Problem requirements: Write out exactly the lines that run from the line containing "What TikZ code" through the line containing "(tax) at (383,476)"; both end lines belong to the answer.

Task inputs:
** Start **

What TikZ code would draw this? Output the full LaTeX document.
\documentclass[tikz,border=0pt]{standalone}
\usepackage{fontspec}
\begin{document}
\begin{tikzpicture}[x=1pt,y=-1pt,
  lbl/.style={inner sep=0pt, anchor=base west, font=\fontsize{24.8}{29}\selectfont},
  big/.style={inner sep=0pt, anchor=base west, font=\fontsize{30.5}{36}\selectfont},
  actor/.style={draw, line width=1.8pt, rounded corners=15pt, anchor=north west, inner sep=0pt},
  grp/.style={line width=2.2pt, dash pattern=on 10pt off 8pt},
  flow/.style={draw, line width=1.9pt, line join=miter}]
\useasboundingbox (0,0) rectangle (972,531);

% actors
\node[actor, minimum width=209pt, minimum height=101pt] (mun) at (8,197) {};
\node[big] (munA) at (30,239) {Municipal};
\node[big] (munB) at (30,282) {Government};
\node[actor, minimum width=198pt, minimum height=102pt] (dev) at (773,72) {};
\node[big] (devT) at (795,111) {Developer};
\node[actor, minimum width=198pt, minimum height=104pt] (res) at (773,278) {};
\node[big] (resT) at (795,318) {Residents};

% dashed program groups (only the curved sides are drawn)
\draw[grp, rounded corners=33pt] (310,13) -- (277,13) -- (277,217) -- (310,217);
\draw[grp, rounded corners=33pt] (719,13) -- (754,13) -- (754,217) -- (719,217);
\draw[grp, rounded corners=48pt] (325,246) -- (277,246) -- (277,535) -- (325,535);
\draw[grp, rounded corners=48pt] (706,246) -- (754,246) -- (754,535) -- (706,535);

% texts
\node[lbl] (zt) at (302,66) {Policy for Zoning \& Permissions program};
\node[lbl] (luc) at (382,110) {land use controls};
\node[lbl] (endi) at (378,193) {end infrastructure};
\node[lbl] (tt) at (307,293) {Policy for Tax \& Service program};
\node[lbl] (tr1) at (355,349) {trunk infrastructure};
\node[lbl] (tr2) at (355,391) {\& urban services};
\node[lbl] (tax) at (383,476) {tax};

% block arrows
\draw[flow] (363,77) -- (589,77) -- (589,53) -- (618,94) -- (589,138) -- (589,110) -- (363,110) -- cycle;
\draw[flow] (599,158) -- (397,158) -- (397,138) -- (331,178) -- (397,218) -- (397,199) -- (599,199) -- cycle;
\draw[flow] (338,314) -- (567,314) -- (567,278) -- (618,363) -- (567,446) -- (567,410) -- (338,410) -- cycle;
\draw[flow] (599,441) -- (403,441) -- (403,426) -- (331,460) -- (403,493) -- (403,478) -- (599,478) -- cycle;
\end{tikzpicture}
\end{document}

** End **
** Start **

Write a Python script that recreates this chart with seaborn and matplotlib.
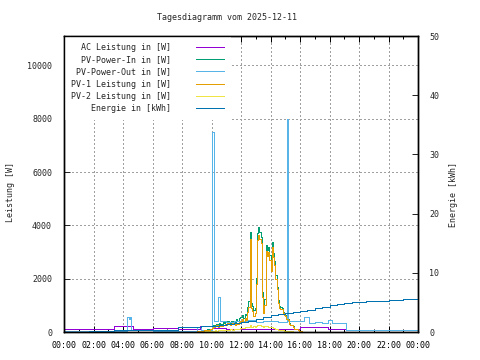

** End **

Answer below:
What TikZ code would draw this? Output the full LaTeX document.
\documentclass[tikz,border=0pt]{standalone}
\usepackage{fontspec}
\begin{document}
\begin{tikzpicture}[x=1pt,y=-1pt,
  lbl/.style={inner sep=0pt, anchor=base west, font=\fontsize{24.8}{29}\selectfont},
  big/.style={inner sep=0pt, anchor=base west, font=\fontsize{30.5}{36}\selectfont},
  actor/.style={draw, line width=1.8pt, rounded corners=15pt, anchor=north west, inner sep=0pt},
  grp/.style={line width=2.2pt, dash pattern=on 10pt off 8pt},
  flow/.style={draw, line width=1.9pt, line join=miter}]
\useasboundingbox (0,0) rectangle (972,531);

% actors
\node[actor, minimum width=209pt, minimum height=101pt] (mun) at (8,197) {};
\node[big] (munA) at (30,239) {Municipal};
\node[big] (munB) at (30,282) {Government};
\node[actor, minimum width=198pt, minimum height=102pt] (dev) at (773,72) {};
\node[big] (devT) at (795,111) {Developer};
\node[actor, minimum width=198pt, minimum height=104pt] (res) at (773,278) {};
\node[big] (resT) at (795,318) {Residents};

% dashed program groups (only the curved sides are drawn)
\draw[grp, rounded corners=33pt] (310,13) -- (277,13) -- (277,217) -- (310,217);
\draw[grp, rounded corners=33pt] (719,13) -- (754,13) -- (754,217) -- (719,217);
\draw[grp, rounded corners=48pt] (325,246) -- (277,246) -- (277,535) -- (325,535);
\draw[grp, rounded corners=48pt] (706,246) -- (754,246) -- (754,535) -- (706,535);

% texts
\node[lbl] (zt) at (302,66) {Policy for Zoning \& Permissions program};
\node[lbl] (luc) at (382,110) {land use controls};
\node[lbl] (endi) at (378,193) {end infrastructure};
\node[lbl] (tt) at (307,293) {Policy for Tax \& Service program};
\node[lbl] (tr1) at (355,349) {trunk infrastructure};
\node[lbl] (tr2) at (355,391) {\& urban services};
\node[lbl] (tax) at (383,476) {tax};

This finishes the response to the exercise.